Model Context Protocol (MCP): The Smart Way to Connect AI with External Tools

Model Context Protocol (MCP): The Smart Way to Connect AI with External Tools

As AI applications become more powerful, they increasingly need access to external services such as GitHub, AWS, databases, cloud platforms, and internal business systems. Traditionally, developers had to write and maintain large amounts of integration code to connect AI models with these services.

Model Context Protocol (MCP) solves this problem by providing a standardized communication layer that allows AI models to access tools, resources, and prompts through specialized MCP servers. Instead of building every integration yourself, MCP enables you to leverage existing servers that handle the complexity for you.

What is Model Context Protocol (MCP)?

Model Context Protocol (MCP) is a communication framework that provides AI models with context, tools, and resources without requiring developers to implement extensive integration logic.

Think of MCP as a bridge between an AI assistant and external services. Rather than manually creating tool definitions and API integrations, developers connect their applications to MCP servers that already expose the required functionality.

The Basic MCP Architecture

The MCP ecosystem consists of two primary components:

  • MCP Client: Your application or server that interacts with the AI model.
  • MCP Server: A specialized service that exposes tools, prompts, and resources.

The MCP Client communicates with one or more MCP Servers. Each MCP Server acts as an interface to an external service such as GitHub, AWS, databases, or custom enterprise systems.

The Problem MCP Solves

Imagine you're building an AI-powered chat application that allows users to query information from their GitHub account.

A user might ask:

        
"What open pull requests are there across all my repositories?"
        
    

To answer this question, the AI needs access to GitHub's APIs and functionality. GitHub provides a massive ecosystem of repositories, pull requests, issues, projects, workflows, and many other features.

Without MCP, developers would need to:

  • Create tool schemas for every GitHub operation.
  • Write API integration code.
  • Handle authentication and authorization.
  • Test and maintain all integrations.
  • Continuously update the code as APIs evolve.

This creates a significant development and maintenance burden.

How MCP Works

MCP shifts the responsibility of tool implementation from your application to dedicated MCP servers.

Instead of creating hundreds of GitHub-related tools yourself, you simply connect to a GitHub MCP Server that already provides those capabilities.
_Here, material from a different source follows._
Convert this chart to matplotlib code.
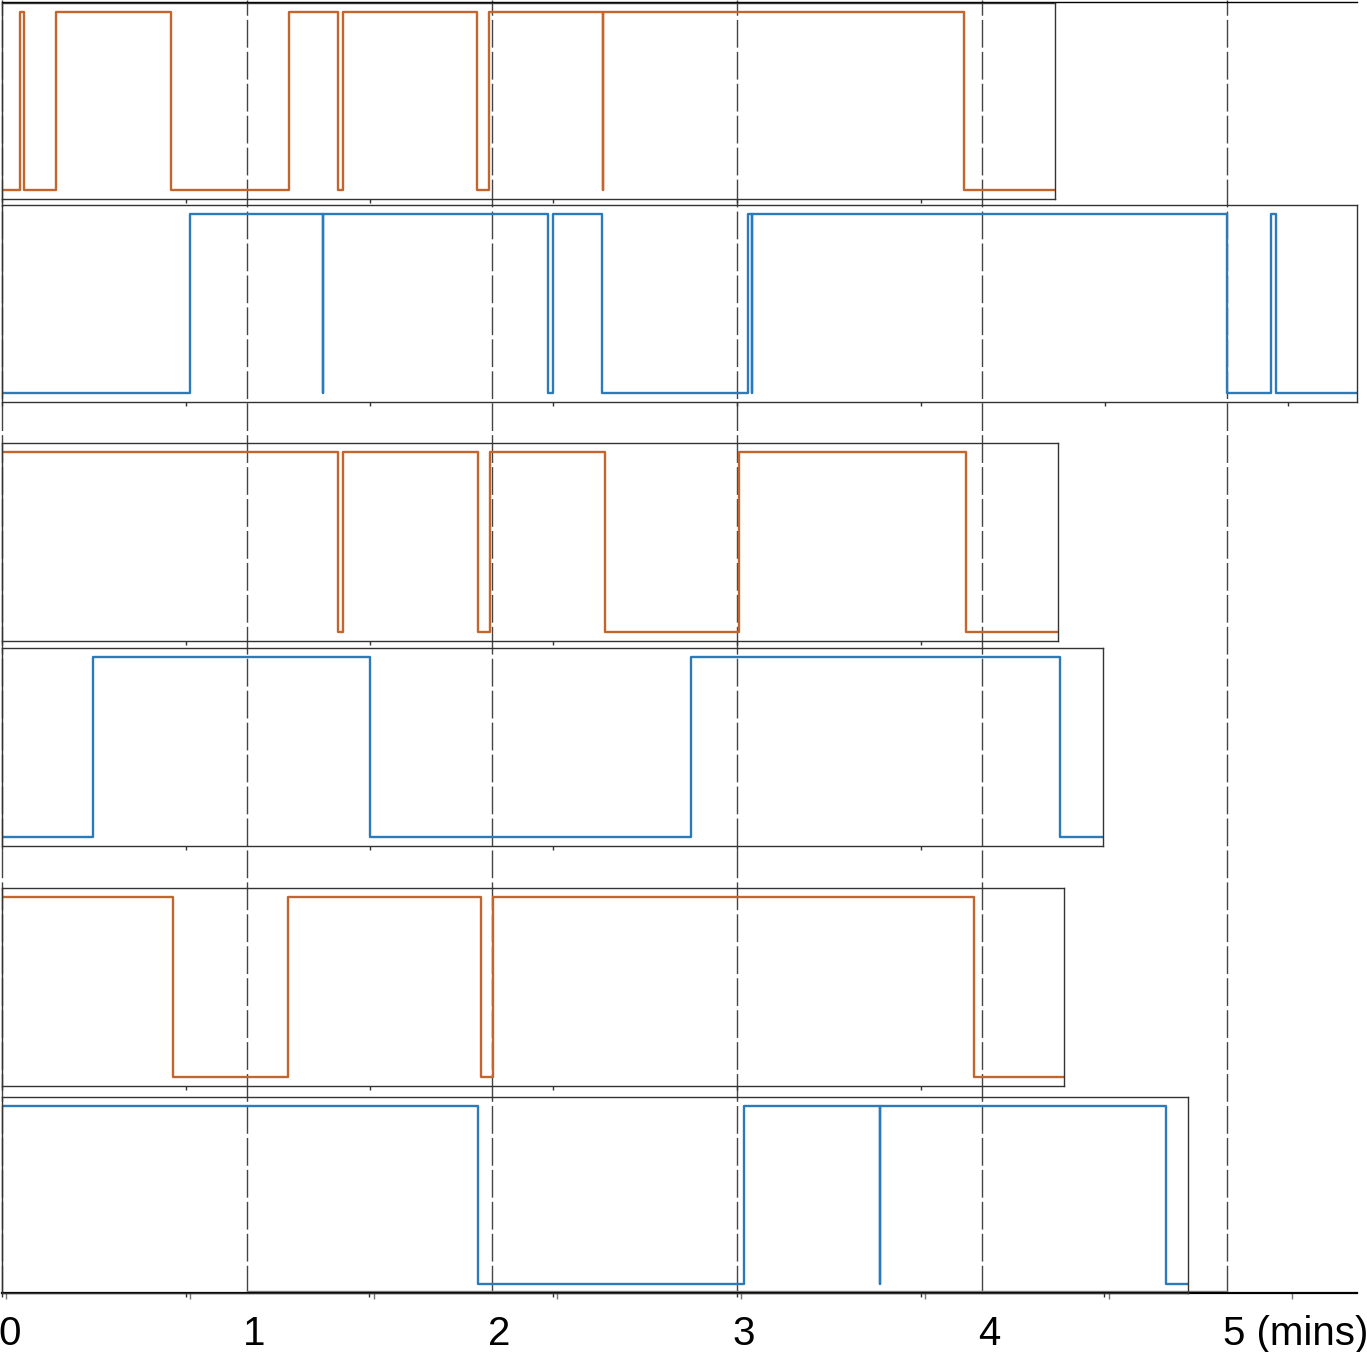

The MCP Server wraps GitHub functionality and exposes it through a standardized interface. Your application communicates with the MCP Server, while the server handles all GitHub-specific implementation details.

MCP Servers Explained

MCP Servers provide access to external services and functionality in a consistent, standardized way.

They typically expose:

  • Tools – Functions that AI models can execute.
  • Resources – Data and contextual information.
  • Prompts – Reusable prompt templates and workflows.

For example, a GitHub MCP Server may expose tools such as:

        
get_repos()
get_pull_requests()
get_issues()
search_repositories()
        
    

These tools internally communicate with GitHub APIs while presenting a simple, standardized interface to AI applications.

Who Creates MCP Servers?

One of the strengths of MCP is its open ecosystem.

Anyone can create an MCP Server implementation. In many cases, service providers themselves may publish official MCP Servers for their platforms.

Examples include:

  • GitHub MCP Server
  • AWS MCP Server
  • Database MCP Servers
  • Internal Enterprise MCP Servers

This allows developers to reuse existing integrations instead of rebuilding them from scratch.

MCP vs Direct API Integration

A common question is:

        
Why not call APIs directly?
        
    

Direct API integration requires developers to define every tool schema, implement every function, and maintain all supporting infrastructure.

MCP eliminates much of this work because the tool definitions and execution logic are already implemented within MCP Servers.

This significantly reduces development effort and ongoing maintenance costs.

Is MCP the Same as Tool Use?

Another common misconception is that MCP and tool use are identical concepts.

They are actually complementary technologies.

  • Tool Use: Refers to the AI model's ability to call and execute tools.
  • MCP: Provides standardized tool definitions and implementations.

In simple terms:

  • Tool Use explains how the AI executes a tool.
  • MCP explains where the tool comes from.

With MCP, someone else has already implemented and maintained the tools, allowing developers to focus on building applications rather than integrations.

Benefits of MCP

  • Reduces development effort.
  • Eliminates repetitive integration work.
  • Provides standardized interfaces.
  • Improves maintainability.
  • Accelerates AI application development.
  • Enables easy access to external services.
  • Supports reusable tools and resources.

Conclusion

Model Context Protocol (MCP) is transforming how AI applications connect to external systems. By shifting tool definitions and implementation details to specialized MCP Servers, developers can focus on creating better user experiences instead of maintaining complex integrations.

Whether you're connecting AI to GitHub, AWS, databases, or custom business systems, MCP provides a scalable and standardized approach that simplifies development while unlocking powerful capabilities for modern AI applications.